Because a defendant may present her defense through examination of the government's witnesses, rather than calling them to testify after the government rests, the narrow, temporal interpretation of "case-in-chief" would result in a loophole in the reciprocal disclosure rule that is contrary to the purpose of the rule.

Accordingly, the term or phrase "defendant's case-in-chief at trial" as stated in Rule 16(b)(1) applies to evidence that a defendant intends to present during the examination of the government's witnesses to support his or her defense, as well as to evidence that the defendant intends to present at trial after the government rests its case. Rule 16(b)(1) does not, however, require a defendant to disclose evidence that defendant intends to use only for purposes of impeachment.

Defendants need to know who the government's witnesses are before they can decide whether to introduce evidence. But the government has not yet announced its witness list.
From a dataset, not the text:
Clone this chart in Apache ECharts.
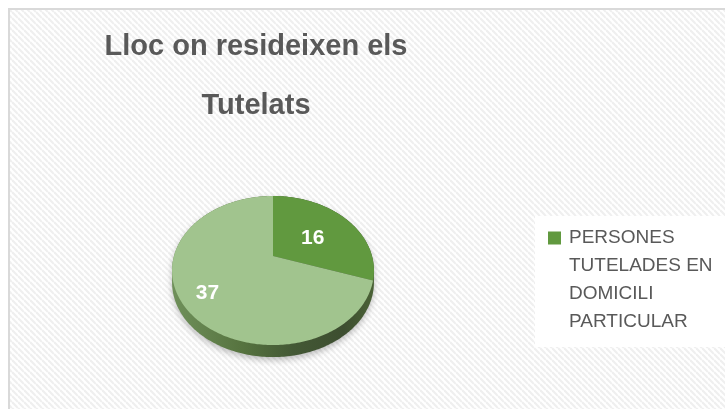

Because defendants do not know who the government's witnesses will be, defendant Rule 16(b)(1)(A) and (B) disclosures are due promptly after the government discloses its trial witness list.

IT IS THEREFORE ORDERED that the government's motion to compel reciprocal discovery from all defendants (ECF No. 1002) is GRANTED. Promptly after the government has identified its witnesses for trial, each defendant is ordered to disclose to the government the items of evidence that he intends to use in his case-in-chief at trial, which includes items of evidence that he intends to use to support his defense during his examination of the government witnesses, as well as evidence the defendant intends to present after the government rests its case. However, defendant is not required to disclose evidence that he intends to use only for impeachment purposes.

IT IS FURTHER ORDERED that motions to join Gonzalez's response by defendants Lopez, Garcia, Morales, Juarez, Lozano, Henderson, Neddenriep, Coleman, Perez, Halgat, Campos, and Voll (ECF Nos. 1132, 1133, 1134, 1135, 1136, 1137, 1140, 1141, 1142, 1143, 1146, 1296) are GRANTED.